● What this task involves:
Using the data that follows, return exactly the lines from the one that contains "Give me the TikZ source for this diagram." through the one that contains "(9,13) rectangle (1481,1440);", ends included.

Source code of charts
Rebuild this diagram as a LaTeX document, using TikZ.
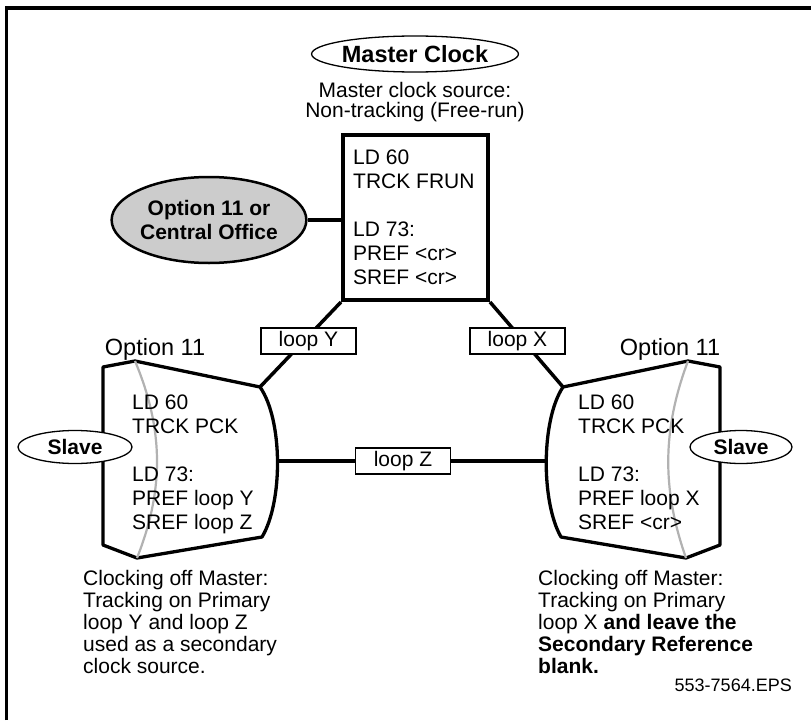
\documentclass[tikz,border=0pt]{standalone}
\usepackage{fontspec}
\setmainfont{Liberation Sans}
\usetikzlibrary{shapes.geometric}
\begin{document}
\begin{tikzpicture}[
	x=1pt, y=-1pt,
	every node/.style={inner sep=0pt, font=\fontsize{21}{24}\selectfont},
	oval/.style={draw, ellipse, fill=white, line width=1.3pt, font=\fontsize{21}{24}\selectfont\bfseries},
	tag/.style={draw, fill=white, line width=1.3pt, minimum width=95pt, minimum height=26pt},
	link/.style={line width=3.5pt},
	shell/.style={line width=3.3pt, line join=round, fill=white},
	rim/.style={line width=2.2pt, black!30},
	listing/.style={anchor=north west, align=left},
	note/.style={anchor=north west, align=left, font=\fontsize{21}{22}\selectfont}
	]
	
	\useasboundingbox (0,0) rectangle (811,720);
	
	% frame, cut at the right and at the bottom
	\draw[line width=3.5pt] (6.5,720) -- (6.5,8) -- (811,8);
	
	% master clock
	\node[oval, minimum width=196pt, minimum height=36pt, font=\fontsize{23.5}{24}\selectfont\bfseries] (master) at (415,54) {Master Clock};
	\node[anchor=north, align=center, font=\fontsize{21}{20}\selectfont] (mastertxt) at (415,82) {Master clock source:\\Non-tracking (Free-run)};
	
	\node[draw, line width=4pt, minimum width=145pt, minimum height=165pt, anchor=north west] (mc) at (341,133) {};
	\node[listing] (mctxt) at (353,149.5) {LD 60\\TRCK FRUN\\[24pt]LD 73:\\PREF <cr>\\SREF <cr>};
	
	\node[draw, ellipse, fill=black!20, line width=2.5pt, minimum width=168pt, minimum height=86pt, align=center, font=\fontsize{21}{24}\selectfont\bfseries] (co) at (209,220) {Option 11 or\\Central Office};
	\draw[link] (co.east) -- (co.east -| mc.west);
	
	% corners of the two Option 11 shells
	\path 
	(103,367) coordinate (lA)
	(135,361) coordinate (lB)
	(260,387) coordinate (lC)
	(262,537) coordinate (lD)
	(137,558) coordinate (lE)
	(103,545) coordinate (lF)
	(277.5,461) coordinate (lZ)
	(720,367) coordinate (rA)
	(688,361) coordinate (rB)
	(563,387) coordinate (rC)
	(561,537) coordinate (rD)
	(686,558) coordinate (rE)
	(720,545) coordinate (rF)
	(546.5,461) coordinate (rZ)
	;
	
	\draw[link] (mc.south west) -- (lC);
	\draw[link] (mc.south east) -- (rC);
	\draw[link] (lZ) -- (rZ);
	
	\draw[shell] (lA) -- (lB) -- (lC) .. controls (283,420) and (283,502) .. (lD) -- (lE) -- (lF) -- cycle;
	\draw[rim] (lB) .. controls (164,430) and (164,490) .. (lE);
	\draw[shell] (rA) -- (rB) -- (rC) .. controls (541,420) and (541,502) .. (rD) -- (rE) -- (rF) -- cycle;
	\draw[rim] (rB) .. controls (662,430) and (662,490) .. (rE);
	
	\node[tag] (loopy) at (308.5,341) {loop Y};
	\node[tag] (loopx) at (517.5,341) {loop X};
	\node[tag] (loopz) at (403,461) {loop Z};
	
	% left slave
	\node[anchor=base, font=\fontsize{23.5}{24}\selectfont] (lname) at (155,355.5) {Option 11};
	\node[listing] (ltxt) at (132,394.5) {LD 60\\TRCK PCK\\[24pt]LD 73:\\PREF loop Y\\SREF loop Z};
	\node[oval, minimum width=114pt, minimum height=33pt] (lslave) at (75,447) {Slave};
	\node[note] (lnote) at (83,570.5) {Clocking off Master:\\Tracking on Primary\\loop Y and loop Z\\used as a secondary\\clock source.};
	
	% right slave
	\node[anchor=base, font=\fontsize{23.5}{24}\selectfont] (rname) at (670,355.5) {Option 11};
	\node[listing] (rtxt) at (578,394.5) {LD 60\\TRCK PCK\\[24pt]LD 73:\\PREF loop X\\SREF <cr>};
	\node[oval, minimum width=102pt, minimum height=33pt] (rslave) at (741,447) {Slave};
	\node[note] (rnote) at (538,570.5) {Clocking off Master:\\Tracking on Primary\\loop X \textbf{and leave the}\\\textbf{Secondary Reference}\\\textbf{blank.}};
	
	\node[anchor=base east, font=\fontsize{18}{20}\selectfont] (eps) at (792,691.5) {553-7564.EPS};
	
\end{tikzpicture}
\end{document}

* * *

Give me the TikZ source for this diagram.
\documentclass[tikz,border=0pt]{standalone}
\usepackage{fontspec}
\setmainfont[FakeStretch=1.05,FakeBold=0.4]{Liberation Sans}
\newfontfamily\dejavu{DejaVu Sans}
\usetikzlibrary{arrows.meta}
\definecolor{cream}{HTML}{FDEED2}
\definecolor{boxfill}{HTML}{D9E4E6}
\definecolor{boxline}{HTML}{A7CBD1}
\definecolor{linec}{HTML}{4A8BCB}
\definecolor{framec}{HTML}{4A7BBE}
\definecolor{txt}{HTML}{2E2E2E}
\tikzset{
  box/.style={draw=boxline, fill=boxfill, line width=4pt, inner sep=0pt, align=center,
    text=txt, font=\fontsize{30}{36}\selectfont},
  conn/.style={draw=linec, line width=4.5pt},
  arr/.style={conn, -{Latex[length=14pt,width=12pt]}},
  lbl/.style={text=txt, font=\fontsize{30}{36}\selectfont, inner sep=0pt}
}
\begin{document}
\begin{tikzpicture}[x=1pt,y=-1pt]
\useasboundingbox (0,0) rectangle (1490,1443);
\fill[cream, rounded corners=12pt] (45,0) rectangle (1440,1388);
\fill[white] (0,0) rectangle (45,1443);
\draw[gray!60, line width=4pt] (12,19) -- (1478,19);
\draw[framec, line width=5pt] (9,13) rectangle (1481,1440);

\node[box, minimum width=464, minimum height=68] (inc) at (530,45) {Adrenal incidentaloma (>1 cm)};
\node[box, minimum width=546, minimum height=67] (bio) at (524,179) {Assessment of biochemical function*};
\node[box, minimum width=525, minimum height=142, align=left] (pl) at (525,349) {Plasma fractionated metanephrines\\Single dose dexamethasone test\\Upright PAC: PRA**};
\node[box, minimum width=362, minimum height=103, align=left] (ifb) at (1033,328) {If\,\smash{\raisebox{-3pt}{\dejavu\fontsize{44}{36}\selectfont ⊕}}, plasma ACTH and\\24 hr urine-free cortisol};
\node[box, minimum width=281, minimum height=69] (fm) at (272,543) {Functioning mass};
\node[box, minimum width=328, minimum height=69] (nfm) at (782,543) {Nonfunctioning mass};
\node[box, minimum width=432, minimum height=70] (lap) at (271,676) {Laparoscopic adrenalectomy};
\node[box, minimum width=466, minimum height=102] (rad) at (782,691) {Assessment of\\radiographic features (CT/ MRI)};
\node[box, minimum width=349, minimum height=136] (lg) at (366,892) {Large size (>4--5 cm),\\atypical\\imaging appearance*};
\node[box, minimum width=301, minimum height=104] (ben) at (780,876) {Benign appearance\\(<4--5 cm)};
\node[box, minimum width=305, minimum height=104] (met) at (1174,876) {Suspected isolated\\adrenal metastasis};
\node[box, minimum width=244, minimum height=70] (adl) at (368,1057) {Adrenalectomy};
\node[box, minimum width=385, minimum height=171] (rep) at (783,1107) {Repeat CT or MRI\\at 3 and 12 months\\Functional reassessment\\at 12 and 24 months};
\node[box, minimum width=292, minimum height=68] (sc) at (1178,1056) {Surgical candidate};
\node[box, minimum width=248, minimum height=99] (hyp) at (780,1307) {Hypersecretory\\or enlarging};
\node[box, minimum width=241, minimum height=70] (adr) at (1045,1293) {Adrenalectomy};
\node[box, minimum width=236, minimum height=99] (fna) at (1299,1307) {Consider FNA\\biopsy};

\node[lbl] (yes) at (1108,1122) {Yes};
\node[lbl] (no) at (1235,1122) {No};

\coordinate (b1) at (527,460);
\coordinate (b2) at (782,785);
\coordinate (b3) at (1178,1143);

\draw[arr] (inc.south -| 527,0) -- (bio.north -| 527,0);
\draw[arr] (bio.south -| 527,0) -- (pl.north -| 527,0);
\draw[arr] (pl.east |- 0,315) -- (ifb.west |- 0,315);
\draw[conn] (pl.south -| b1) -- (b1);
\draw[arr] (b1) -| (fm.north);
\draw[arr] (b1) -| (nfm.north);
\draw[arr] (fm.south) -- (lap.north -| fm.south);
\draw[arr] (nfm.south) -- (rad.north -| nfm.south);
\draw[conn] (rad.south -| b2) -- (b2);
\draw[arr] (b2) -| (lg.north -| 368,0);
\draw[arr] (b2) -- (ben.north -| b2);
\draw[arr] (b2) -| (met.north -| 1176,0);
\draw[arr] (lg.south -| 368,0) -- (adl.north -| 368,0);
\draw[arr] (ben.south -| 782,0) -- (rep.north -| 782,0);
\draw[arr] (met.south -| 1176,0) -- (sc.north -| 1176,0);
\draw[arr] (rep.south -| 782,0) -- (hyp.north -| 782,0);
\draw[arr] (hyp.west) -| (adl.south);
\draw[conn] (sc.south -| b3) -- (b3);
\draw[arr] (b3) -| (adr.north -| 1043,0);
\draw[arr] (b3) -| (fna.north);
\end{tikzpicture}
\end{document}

● Complete answer:
Give me the TikZ source for this diagram.
\documentclass[tikz,border=0pt]{standalone}
\usepackage{fontspec}
\setmainfont[FakeStretch=1.05,FakeBold=0.4]{Liberation Sans}
\newfontfamily\dejavu{DejaVu Sans}
\usetikzlibrary{arrows.meta}
\definecolor{cream}{HTML}{FDEED2}
\definecolor{boxfill}{HTML}{D9E4E6}
\definecolor{boxline}{HTML}{A7CBD1}
\definecolor{linec}{HTML}{4A8BCB}
\definecolor{framec}{HTML}{4A7BBE}
\definecolor{txt}{HTML}{2E2E2E}
\tikzset{
  box/.style={draw=boxline, fill=boxfill, line width=4pt, inner sep=0pt, align=center,
    text=txt, font=\fontsize{30}{36}\selectfont},
  conn/.style={draw=linec, line width=4.5pt},
  arr/.style={conn, -{Latex[length=14pt,width=12pt]}},
  lbl/.style={text=txt, font=\fontsize{30}{36}\selectfont, inner sep=0pt}
}
\begin{document}
\begin{tikzpicture}[x=1pt,y=-1pt]
\useasboundingbox (0,0) rectangle (1490,1443);
\fill[cream, rounded corners=12pt] (45,0) rectangle (1440,1388);
\fill[white] (0,0) rectangle (45,1443);
\draw[gray!60, line width=4pt] (12,19) -- (1478,19);
\draw[framec, line width=5pt] (9,13) rectangle (1481,1440);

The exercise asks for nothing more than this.